_INPUT MATERIAL_.
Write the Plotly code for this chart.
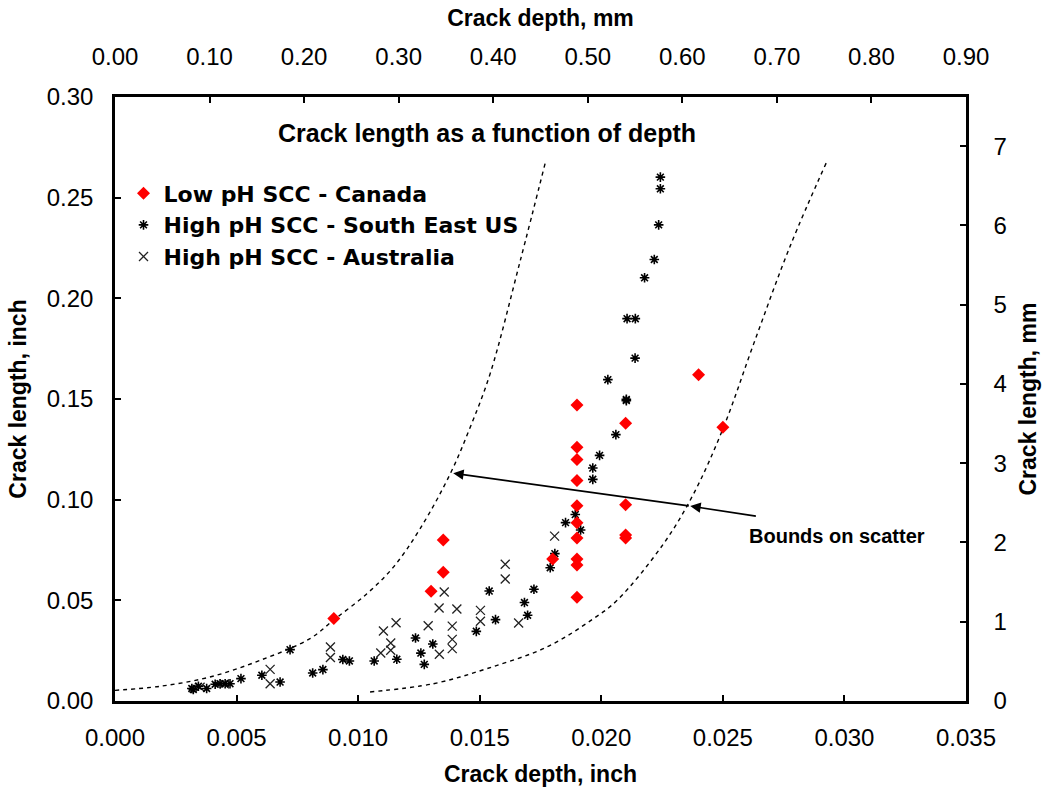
import plotly.graph_objects as go

# ---------------- data (inch) ----------------
can_x = [0.0090, 0.0130, 0.0135, 0.0135, 0.0180,
         0.0190, 0.0190, 0.0190, 0.0190, 0.0190, 0.0190, 0.0190, 0.0190, 0.0190, 0.0190,
         0.0210, 0.0210, 0.0210, 0.0210, 0.0240, 0.0250]
can_y = [0.041, 0.0545, 0.064, 0.080, 0.0705,
         0.147, 0.126, 0.120, 0.1095, 0.097, 0.0885, 0.081, 0.0705, 0.0675, 0.0515,
         0.138, 0.0975, 0.0825, 0.081, 0.162, 0.136]

seus_x = [0.00316, 0.00322, 0.00343, 0.00377, 0.00412, 0.00432, 0.00453, 0.00473, 0.00518,
          0.00604, 0.00679, 0.00720, 0.00813, 0.00855, 0.00937, 0.00964, 0.01066, 0.01159,
          0.01236, 0.01258, 0.01272, 0.01307, 0.01486, 0.01539, 0.01565, 0.01684, 0.01697,
          0.01723, 0.01790, 0.01809, 0.01853, 0.01893, 0.01915, 0.01965, 0.01965, 0.01993,
          0.02060, 0.02103, 0.02103, 0.02027, 0.02139, 0.02106, 0.02140, 0.02178, 0.02218,
          0.02236, 0.02243, 0.02243]
seus_y = [0.0062, 0.0057, 0.0073, 0.0062, 0.0083, 0.0086, 0.0086, 0.0086, 0.0111,
          0.0128, 0.0094, 0.0255, 0.0139, 0.0156, 0.0206, 0.0199, 0.0199, 0.0207,
          0.0313, 0.0238, 0.0182, 0.0283, 0.0346, 0.0546, 0.0404, 0.0489, 0.0426,
          0.0555, 0.0662, 0.0732, 0.0886, 0.0926, 0.0849, 0.1101, 0.1157, 0.1220,
          0.1323, 0.1498, 0.1492, 0.1596, 0.1703, 0.1899, 0.1899, 0.2102, 0.2193,
          0.2365, 0.2544, 0.2602]

aus_x = [0.0035, 0.0045, 0.00638, 0.00638, 0.00886, 0.00886, 0.01093, 0.01104, 0.01134,
         0.01134, 0.01156, 0.01288, 0.01334, 0.01333, 0.01354, 0.01387, 0.01387, 0.01387,
         0.01406, 0.01503, 0.01503, 0.01605, 0.01605, 0.01660, 0.01808]
aus_y = [0.0068, 0.0085, 0.0157, 0.0086, 0.0268, 0.0216, 0.0238, 0.0348, 0.0288,
         0.0252, 0.0389, 0.0374, 0.0232, 0.0462, 0.0541, 0.0372, 0.0306, 0.0260,
         0.0457, 0.0450, 0.0396, 0.0679, 0.0606, 0.0387, 0.0819]

# bounds on scatter
upper_x = [0.0, 0.00185, 0.0039, 0.00597, 0.00802, 0.00898, 0.01036, 0.01145, 0.01255,
           0.01379, 0.01461, 0.01543, 0.01667, 0.0177]
upper_y = [0.0053, 0.0073, 0.0119, 0.0202, 0.0310, 0.0401, 0.0533, 0.0665, 0.0856,
           0.1129, 0.1360, 0.1626, 0.2188, 0.2675]
lower_x = [0.01049, 0.0131, 0.0153, 0.01776, 0.01968, 0.02065, 0.02256, 0.0238, 0.02503,
           0.02627, 0.02778, 0.02926]
lower_y = [0.0045, 0.0086, 0.0161, 0.0268, 0.0409, 0.0500, 0.0781, 0.1030, 0.1360,
           0.1775, 0.2263, 0.2675]

x_ticks_in = [0.000, 0.005, 0.010, 0.015, 0.020, 0.025, 0.030, 0.035]
y_ticks_in = [0.00, 0.05, 0.10, 0.15, 0.20, 0.25, 0.30]
x_ticks_mm = [0.00, 0.10, 0.20, 0.30, 0.40, 0.50, 0.60, 0.70, 0.80, 0.90]
y_ticks_mm = [0, 1, 2, 3, 4, 5, 6, 7]

FONT = "Liberation Sans"
LFONT = "DejaVu Sans"

fig = go.Figure()

fig.add_trace(go.Scatter(x=upper_x, y=upper_y, mode="lines", line=dict(color="black", width=1.4, dash="4px,4px", shape="spline"),
                         showlegend=False, hoverinfo="skip"))
fig.add_trace(go.Scatter(x=lower_x, y=lower_y, mode="lines", line=dict(color="black", width=1.4, dash="4px,4px", shape="spline"),
                         showlegend=False, hoverinfo="skip"))

fig.add_trace(go.Scatter(x=aus_x, y=aus_y, mode="markers", name="High pH SCC - Australia", legendrank=3,
                         legendgroup="c",
                         marker=dict(symbol="x-thin-open", size=9, color="#222222", line=dict(color="#222222", width=1.3))))
fig.add_trace(go.Scatter(x=seus_x, y=seus_y, mode="markers", name="High pH SCC - South East US", legendrank=2,
                         legendgroup="b",
                         marker=dict(symbol="asterisk-open", size=8, color="black", line=dict(color="black", width=1.6))))
fig.add_trace(go.Scatter(x=can_x, y=can_y, mode="markers", name="Low pH SCC - Canada", legendrank=1,
                         legendgroup="a",
                         marker=dict(symbol="diamond", size=10, color="#FF0000", line=dict(width=0))))

# secondary axes (mm)
fig.add_trace(go.Scatter(x=[], y=[], xaxis="x2", yaxis="y2", showlegend=False, hoverinfo="skip"))

axis_common = dict(showline=True, linecolor="black", linewidth=2.5, ticks="inside", ticklen=6,
                   tickwidth=2, tickcolor="black", showgrid=False, zeroline=False, automargin=False,
                   tickfont=dict(family=FONT, size=24, color="black"))

fig.update_layout(
    width=1042, height=787,
    margin=dict(l=115, r=76, t=97, b=86),
    paper_bgcolor="white", plot_bgcolor="white",
    xaxis=dict(range=[0, 0.035], tickvals=x_ticks_in, tickformat=".3f", ticklabelstandoff=13,
               title=dict(text="Crack depth, inch", font=dict(family=FONT, size=23, color="black", weight="bold"),
                          standoff=18),
               **axis_common),
    yaxis=dict(range=[0, 0.30], tickvals=y_ticks_in, tickformat=".2f", ticklabelstandoff=14,
               title=dict(text="Crack length, inch", font=dict(family=FONT, size=23, color="black", weight="bold"),
                          standoff=14),
               **axis_common),
    xaxis2=dict(range=[0, 0.9], tickvals=x_ticks_mm, tickformat=".2f", overlaying="x", side="top",
                ticklabelstandoff=20,
                title=dict(text="Crack depth, mm", font=dict(family=FONT, size=23, color="black", weight="bold"),
                           standoff=10),
                **axis_common),
    yaxis2=dict(range=[0, 7.62], tickvals=y_ticks_mm, overlaying="y", side="right",
                ticktext=["\u00a0\u00a0\u00a0" + str(v) for v in y_ticks_mm],
                title=dict(text="Crack length, mm", font=dict(family=FONT, size=23, color="black", weight="bold"),
                           standoff=14),
                **axis_common),
    legend=dict(x=0.01, y=0.875, xanchor="left", yanchor="top", bgcolor="rgba(0,0,0,0)",
                font=dict(family=LFONT, size=22, color="black", weight="bold"),
                traceorder="grouped", tracegroupgap=0, itemwidth=30),
    showlegend=True,
)

fig.add_annotation(text="Crack length as a function of depth", xref="paper", yref="paper",
                   x=0.437, y=0.94, xanchor="center", yanchor="middle", showarrow=False,
                   font=dict(family=FONT, size=25, color="black", weight="bold"))

# arrows
fig.add_annotation(x=0.01391, y=0.1131, ax=0.02366, ay=0.0968, xref="x", yref="y", axref="x", ayref="y",
                   text="", showarrow=True, arrowhead=2, arrowsize=1.3, arrowwidth=1.6, arrowcolor="black")
fig.add_annotation(x=0.02366, y=0.0968, ax=0.02642, ay=0.0917, xref="x", yref="y", axref="x", ayref="y",
                   text="", showarrow=True, arrowhead=2, arrowsize=1.3, arrowwidth=1.6, arrowcolor="black")
fig.add_annotation(text="Bounds on scatter", x=0.0297, y=0.0822, xref="x", yref="y", showarrow=False,
                   xanchor="center", yanchor="middle",
                   font=dict(family=FONT, size=20, color="black", weight="bold"))

fig.write_html("out.html")
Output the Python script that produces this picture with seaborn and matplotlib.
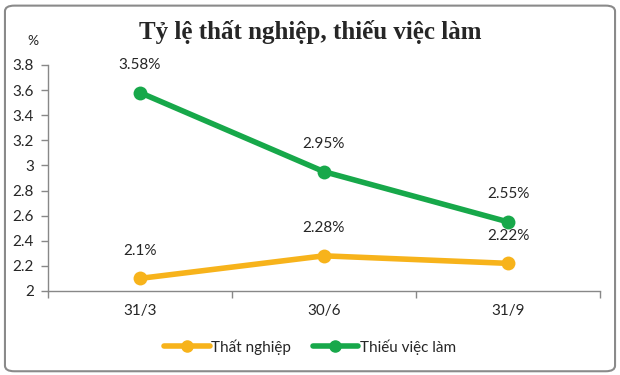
import matplotlib
matplotlib.use("Agg")
import matplotlib.pyplot as plt
from matplotlib.patches import FancyBboxPatch
import seaborn as sns
import pandas as pd

categories = ["31/3", "30/6", "31/9"]
that_nghiep = [2.1, 2.28, 2.22]
thieu_viec_lam = [3.58, 2.95, 2.55]
series_names = ["Thất nghiệp", "Thiếu việc làm"]
yticks = [2, 2.2, 2.4, 2.6, 2.8, 3, 3.2, 3.4, 3.6, 3.8]
ytick_labels = ["2", "2.2", "2.4", "2.6", "2.8", "3", "3.2", "3.4", "3.6", "3.8"]

sns.set_theme(style="white")
plt.rcParams["font.family"] = ["Lato", "DejaVu Sans"]

df = pd.DataFrame({
    "x": list(range(len(categories))) * 2,
    "value": that_nghiep + thieu_viec_lam,
    "series": [series_names[0]] * 3 + [series_names[1]] * 3,
})
colors = {series_names[0]: "#F7B31B", series_names[1]: "#17A84A"}

fig = plt.figure(figsize=(6.2, 3.75), dpi=100)
ax = fig.add_axes([0.077, 0.224, 0.891, 0.603])
sns.lineplot(data=df, x="x", y="value", hue="series", palette=colors,
             marker="o", markersize=10, linewidth=4, markeredgewidth=0,
             ax=ax, legend=False)

ax.set_xlim(-0.5, 2.5)
ax.set_ylim(2, 3.8)
ax.set_xticks(range(len(categories)))
ax.set_xticklabels(categories, fontsize=11)
ax.set_xticks([-0.5, 0.5, 1.5, 2.5], minor=True)
ax.set_yticks(yticks)
ax.set_yticklabels(ytick_labels, fontsize=11)
ax.tick_params(axis="x", which="major", length=0, pad=9)
ax.tick_params(axis="x", which="minor", length=5, direction="out", color="#888888", width=1, bottom=True)
ax.tick_params(axis="y", length=5, direction="out", color="#888888", width=1, left=True, pad=5)
ax.set_xlabel("")
ax.set_ylabel("")
for s in ["top", "right"]:
    ax.spines[s].set_visible(False)
for s in ["left", "bottom"]:
    ax.spines[s].set_color("#888888")
    ax.spines[s].set_linewidth(1)

for i, v in enumerate(that_nghiep):
    ax.annotate(f"{v:g}%", (i, v), xytext=(0, 15), textcoords="offset points",
                ha="center", va="bottom", fontsize=11)
for i, v in enumerate(thieu_viec_lam):
    ax.annotate(f"{v:g}%", (i, v), xytext=(0, 15), textcoords="offset points",
                ha="center", va="bottom", fontsize=11)

fig.text(0.5, 0.915, "Tỷ lệ thất nghiệp, thiếu việc làm", ha="center", va="center",
         fontsize=18, fontweight="bold", family=["Liberation Serif", "DejaVu Serif"])
fig.text(0.053, 0.89, "%", ha="center", va="center", fontsize=10)

handles = [plt.Line2D([0], [0], color=colors[n], lw=4, marker="o", markersize=8) for n in series_names]
fig.legend(handles, series_names, loc="center", bbox_to_anchor=(0.5, 0.075), ncol=2,
           frameon=False, fontsize=11, handlelength=3.0, handletextpad=0.1, columnspacing=1.4)

border = FancyBboxPatch((0.008, 0.01), 0.984, 0.975, boxstyle="round,pad=0,rounding_size=0.015",
                        transform=fig.transFigure, fill=False, edgecolor="#8a8a8a", linewidth=1.5)
fig.patches.append(border)

fig.savefig("out.png", dpi=100)
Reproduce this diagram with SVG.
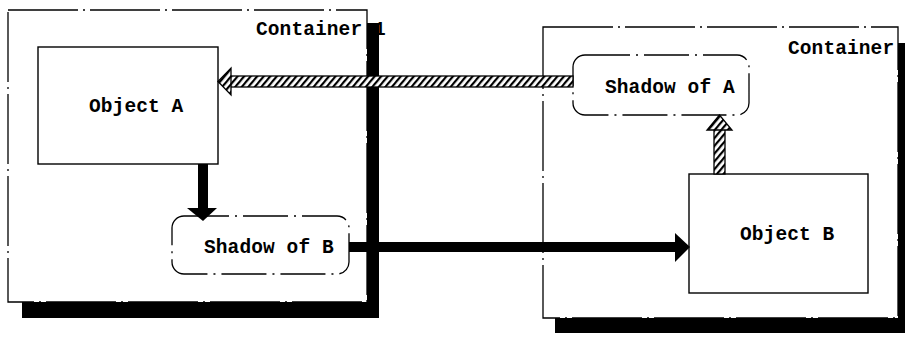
<svg xmlns="http://www.w3.org/2000/svg" width="905" height="337" viewBox="0 0 905 337">
  <defs>
    <style>
      .frame { fill: #fff; stroke: #000; stroke-width: 1.3; stroke-dasharray: 70 5 2 5; }
      .shade { fill: #000; }
      .obj { fill: #fff; stroke: #000; stroke-width: 1.4; }
      .ghost { fill: #fff; stroke: #000; stroke-width: 1.3; stroke-dasharray: 45 6 2 6; }
      .label { font-family: "Liberation Mono", "DejaVu Sans Mono", monospace; font-size: 19.5px; font-weight: bold; letter-spacing: 0.1px; fill: #000; }
      .hatched { fill: url(#hatch); stroke: #000; stroke-width: 1.3; }
      .solid { fill: #000; stroke: none; }
    </style>
    <pattern id="hatch" width="5" height="5" patternUnits="userSpaceOnUse" patternTransform="rotate(40)">
      <rect width="5" height="5" fill="#fff"/>
      <rect width="2.2" height="5" fill="#000"/>
    </pattern>
  </defs>

  <!-- Containers with drop shadows -->
  <g id="container1">
    <rect class="shade" x="22" y="23" width="357" height="295"/>
    <rect class="frame" x="8" y="10" width="359" height="292"/>
    <text class="label" x="256" y="35">Container 1</text>
  </g>
  <g id="container2">
    <rect class="shade" x="555" y="43" width="360" height="290"/>
    <rect class="frame" x="543" y="27" width="355" height="291"/>
    <text class="label" x="788" y="54">Container</text>
  </g>

  <!-- Objects and shadows -->
  <g id="objectA">
    <rect class="obj" x="38" y="47" width="180" height="117"/>
    <text class="label" x="89" y="112">Object A</text>
  </g>
  <g id="shadowB">
    <rect class="ghost" x="172" y="216" width="177" height="58" rx="12" ry="12"/>
    <text class="label" x="204" y="253">Shadow of B</text>
  </g>
  <g id="shadowA">
    <rect class="ghost" x="573" y="55" width="176" height="60" rx="12" ry="12"/>
    <text class="label" x="605" y="93">Shadow of A</text>
  </g>
  <g id="objectB">
    <rect class="obj" x="689" y="174" width="179" height="119"/>
    <text class="label" x="740" y="240">Object B</text>
  </g>

  <!-- Connectors -->
  <g id="connectors">
    <!-- Shadow of A refers back to Object A -->
    <rect class="hatched" x="230" y="76" width="343" height="11"/>
    <polygon class="hatched" points="218,81.5 231,68 231,95"/>
    <!-- Object B refers to Shadow of A -->
    <rect class="hatched" x="714" y="129" width="11" height="45"/>
    <polygon class="hatched" points="719.5,115 707,130 732,130"/>
    <!-- Object A to Shadow of B -->
    <rect class="solid" x="198" y="164" width="10" height="45"/>
    <polygon class="solid" points="187,208 217,208 203,221"/>
    <!-- Shadow of B to Object B -->
    <rect class="solid" x="349" y="242" width="327" height="10"/>
    <polygon class="solid" points="675,233 675,262 690,247"/>
  </g>
</svg>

_TASK PROMPT_. Reproduce exactly, and only, the lines from the one containing "Output the Python" through the one containing "import pandas as pd", including both; leave out any pictures.

_WORKED ANSWER_.
Output the Python script that produces this picture with seaborn and matplotlib.
import matplotlib
matplotlib.use("Agg")
import matplotlib.pyplot as plt
from matplotlib.patches import FancyBboxPatch
import seaborn as sns
import pandas as pd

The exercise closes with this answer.